The successful transmission of messages over a packet-based network is dependent on a multiplicity of different protocols which prescribe formats for message segments, datagrams and packets in successive layers of encapsulation. For present purposes it is necessary to mention only the link layer, the network layer and the transport layer.
The link layer, or media access control layer, governs the transmission of a packet from one device to another in accordance with the link layer addressing of the devices or network cards that a packet will encounter on its route between source and destination.
A network layer protocol, of which the most common example is IP (internet protocol), provides for proper addressing of source and destination hosts for message segments that travel between different networks. It does not provide any delivery mechanism or guarantee of delivery.
A ‘transport layer’ protocol provides logical communication between processes running on different hosts (i.e. source host and destination host). A common transport layer protocol such as TCP (Transmission Control Protocol) provides for such logical communication and a reliable data transfer service in the sense that it ensures ultimately that successive segments of a message are assembled at a destination host in a complete and correct order. The invention will be described in terms of TCP but the invention may be applied to message segments conforming to any other protocol, herein called ‘ordering transport protocol’, that enables identification and correction of the order in which message segments have been received.
A desirable feature in network communication is the prevention or detection of unwanted intrusion by means of the detection of digital signatures. Such signatures may consist of a succession of characters (e.g. ASCII characters) varying from a few tens of characters to many hundreds of characters. A common technique for the detection of digital signature is the use of a state machine, e.g. a DFA (deterministic finite-state automaton), which defines each of a multiplicity of signatures as a respective succession of states. The states may each be represented by one or more locations in memory and a transition may be represented by a pointer which is accessed using the current state and a respective input character; each state may therefore comprise a plurality of locations each including a respective character and a respective pointer.
In current practice, it is necessary to reassemble the TCP segments in a correct order to ensure that the DFA can check for signatures that transcend boundaries between segments.

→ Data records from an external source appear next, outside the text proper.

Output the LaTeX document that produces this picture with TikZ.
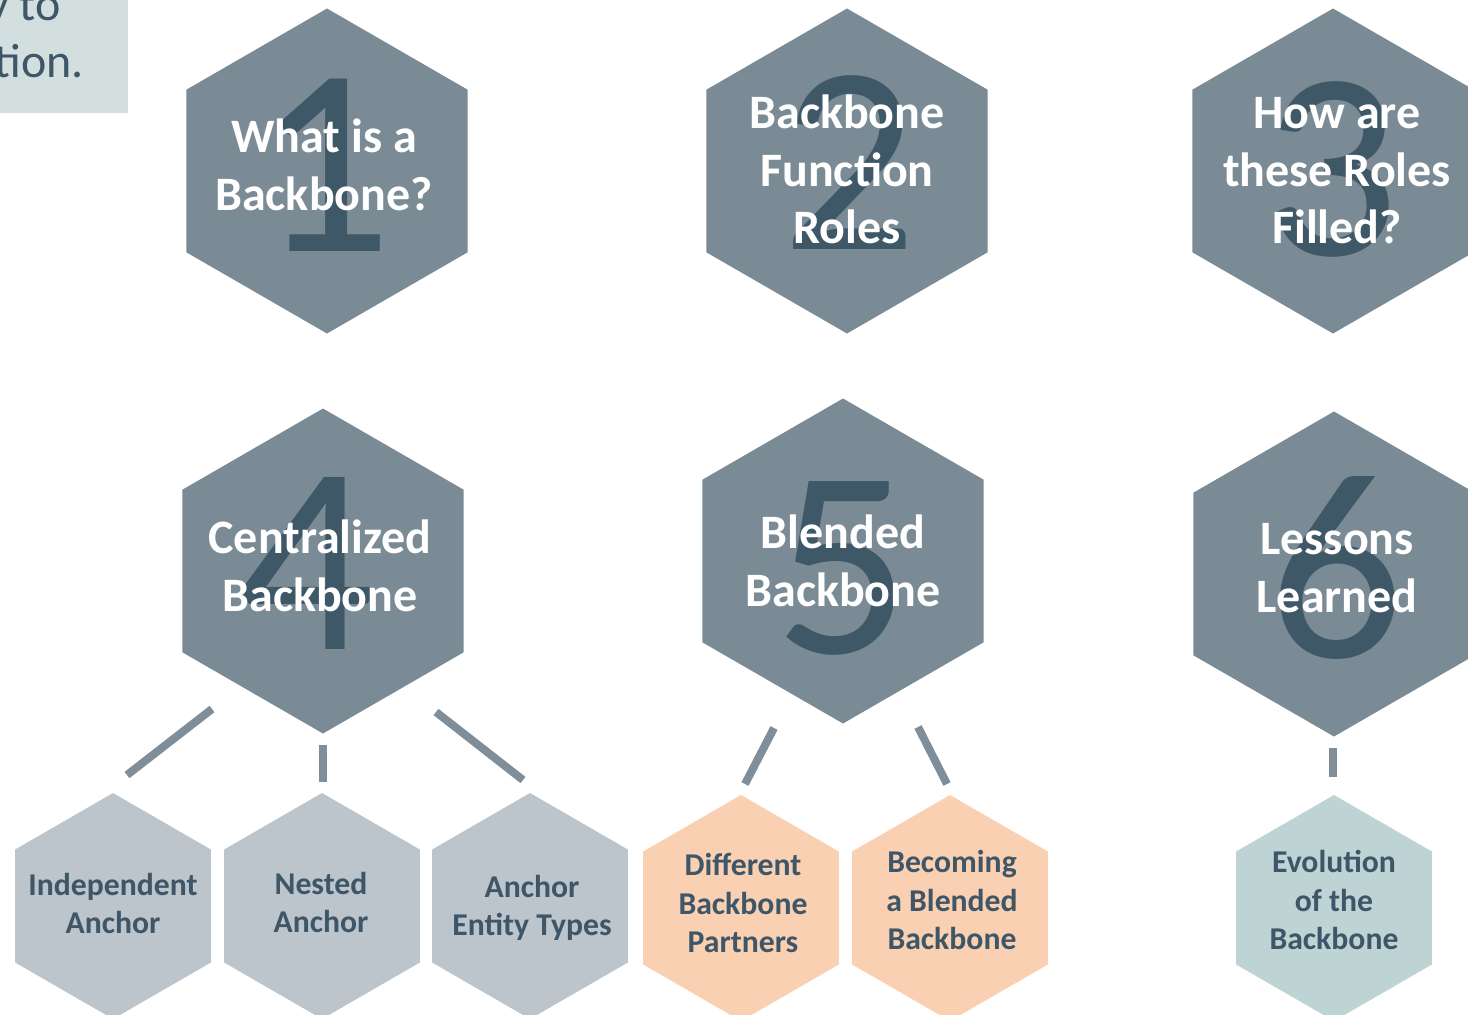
\documentclass[tikz,border=0pt]{standalone}
\usepackage{fontspec}
\setmainfont{Carlito}
\usetikzlibrary{shapes.geometric,calc}

\definecolor{hexdark}{HTML}{7B8B96}
\definecolor{numdark}{HTML}{3F5868}
\definecolor{hexgray}{HTML}{BCC5CB}
\definecolor{hexpeach}{HTML}{F9D1B2}
\definecolor{hexteal}{HTML}{BDD3D4}
\definecolor{inktext}{HTML}{3E5667}
\definecolor{linkgray}{HTML}{7F8E99}
\definecolor{introfill}{HTML}{D3DFDF}

% line strut: keeps every text line the same height and depth
\newcommand\ls{\rule[-0.16em]{0pt}{0.96em}}

\tikzset{
  hexbase/.style={regular polygon, regular polygon sides=6, shape border rotate=30,
    inner sep=0pt, outer sep=0pt},
  bighex/.style={hexbase, minimum size=325pt, fill=hexdark},
  smallhex/.style={hexbase, minimum size=226pt},
  numeral/.style={text=numdark, inner sep=0pt, font=\fontsize{268}{268}\selectfont},
  bigtitle/.style={text=white, align=center, inner sep=0pt,
    font=\fontsize{48}{57.5}\selectfont\bfseries},
  smalltitle/.style={text=inktext, align=center, inner sep=0pt,
    font=\fontsize{31.7}{38.3}\selectfont\bfseries},
  introtext/.style={text=inktext, inner sep=0pt, anchor=base east,
    font=\fontsize{48}{57}\selectfont},
  link/.style={draw=linkgray, line width=8pt},
}

\begin{document}
\begin{tikzpicture}[x=1pt, y=-1pt]
\useasboundingbox (0,0) rectangle (1468,1015);

% intro panel, cut by the page edge
\node[fill=introfill, minimum width=128pt, minimum height=113pt, inner sep=0pt,
      anchor=north west] (intro) at (0,0) {};
\node[introtext] (introA) at (61,20) {y to};
\node[introtext] (introB) at (84,77) {tion.};

% main topics
\node[bighex] (h1) at (327,171) {};
\node[bighex] (h2) at (847,171) {};
\node[bighex] (h3) at (1333,171) {};
\node[bighex] (h4) at (323,571) {};
\node[bighex] (h5) at (843,561) {};
\node[bighex] (h6) at (1334,574) {};

\node[numeral] (n1) at (324,165) {1};
\node[numeral] (n2) at (849,163) {2};
\node[numeral] (n3) at (1331,169) {3};
\node[numeral] (n4) at (306,563) {4};
\node[numeral] (n5) at (842,568) {5};
\node[numeral] (n6) at (1336,568) {6};

\node[bigtitle] (t1) at (324,166) {\ls What is a\\\ls Backbone?};
\node[bigtitle] (t2) at (847,171) {\ls Backbone\\\ls Function\\\ls Roles};
\node[bigtitle] (t3) at (1337,171) {\ls How are\\\ls these Roles\\\ls Filled?};
\node[bigtitle] (t4) at (320,567) {\ls Centralized\\\ls Backbone};
\node[bigtitle] (t5) at (843,562) {\ls Blended\\\ls Backbone};
\node[bigtitle] (t6) at (1337,568) {\ls Lessons\\\ls Learned};

% sub-topics
\node[smallhex, fill=hexgray] (s1) at (113,906) {};
\node[smallhex, fill=hexgray] (s2) at (322,906) {};
\node[smallhex, fill=hexgray] (s3) at (530,906) {};
\node[smallhex, fill=hexpeach] (s4) at (741,908) {};
\node[smallhex, fill=hexpeach] (s5) at (950,908) {};
\node[smallhex, fill=hexteal] (s6) at (1334,908) {};

\node[smalltitle] (u1) at (113,904) {\ls Independent\\\ls Anchor};
\node[smalltitle] (u2) at (321,903) {\ls Nested\\\ls Anchor};
\node[smalltitle] (u3) at (532,906) {\ls Anchor\\\ls Entity Types};
\node[smalltitle] (u4) at (743,904) {\ls Different\\\ls Backbone\\\ls Partners};
\node[smalltitle] (u5) at (952,901) {\ls Becoming\\\ls a Blended\\\ls Backbone};
\node[smalltitle] (u6) at (1334,901) {\ls Evolution\\\ls of the\\\ls Backbone};

% connectors between topics and sub-topics
\draw[link] ($(h4.center)+(-111,138)$) -- ($(s1.center)+(14,-131)$);
\draw[link] ($(h4.center)+(0,174)$) -- ($(s2.center)+(1,-124)$);
\draw[link] ($(h4.center)+(113,141)$) -- ($(s3.center)+(-7,-126)$);
\draw[link] ($(h5.center)+(-69,167)$) -- ($(s4.center)+(4,-124)$);
\draw[link] ($(h5.center)+(75,166)$) -- ($(s5.center)+(-3,-124)$);
\draw[link] ($(h6.center)+(-1,174)$) -- ($(s6.center)+(-1,-131)$);
\end{tikzpicture}
\end{document}
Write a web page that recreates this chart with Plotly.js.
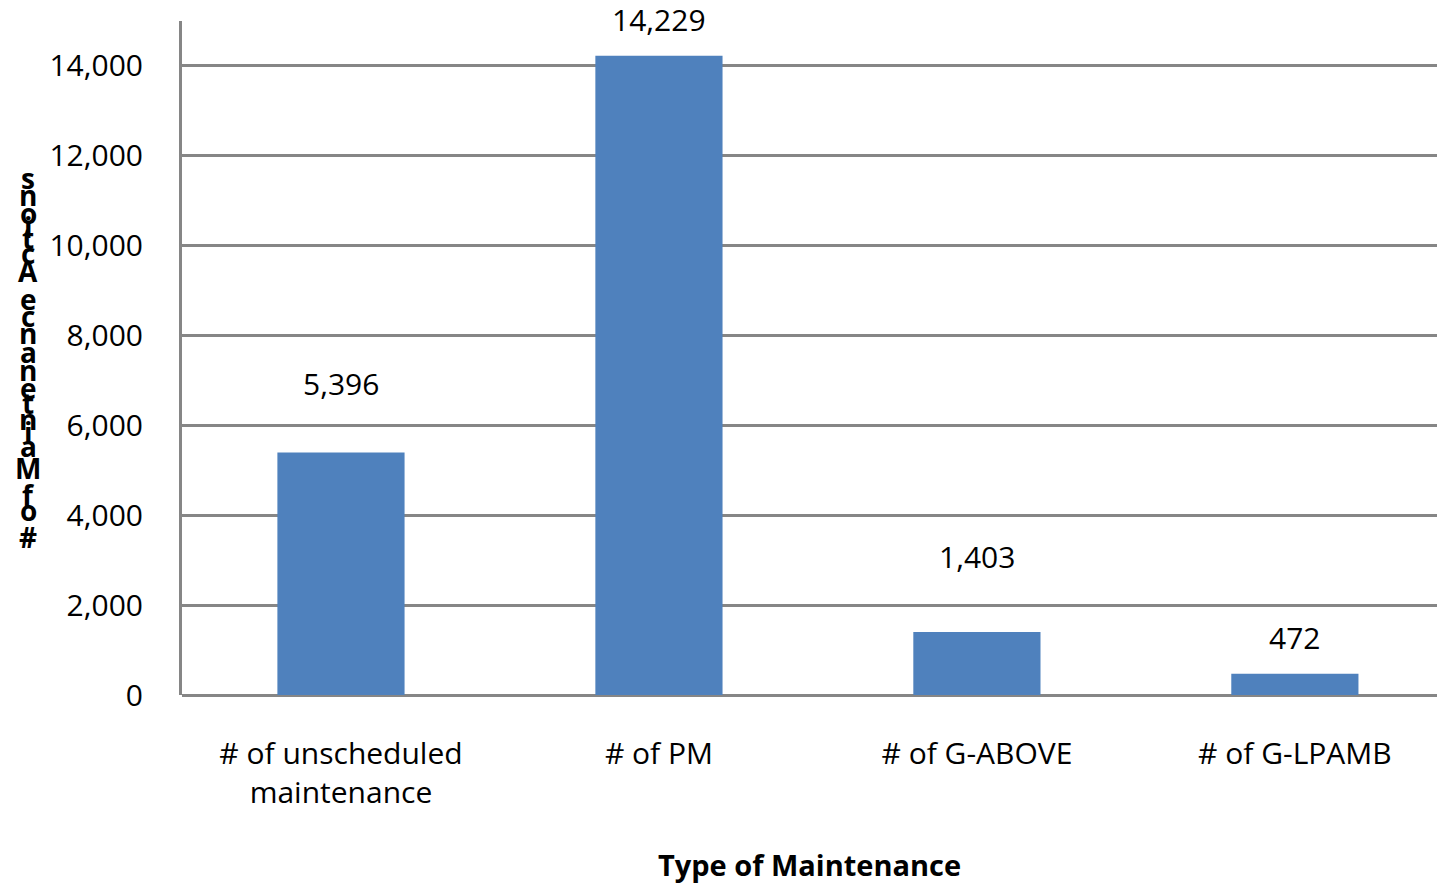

Currently therefore, if a TCP segment is missing from a sequence, the DFA is halted and the state thereof is stored. Subsequent segments that arrive in the same traffic flow have to be buffered until the missing segment arrives. Then the DFA is reloaded with the stored state and processing of the traffic flow continues. Such buffering, which may need to accommodate a large number of message segments that may be received while a segment is missing, is inconvenient and provision for it represents an undesirable overhead.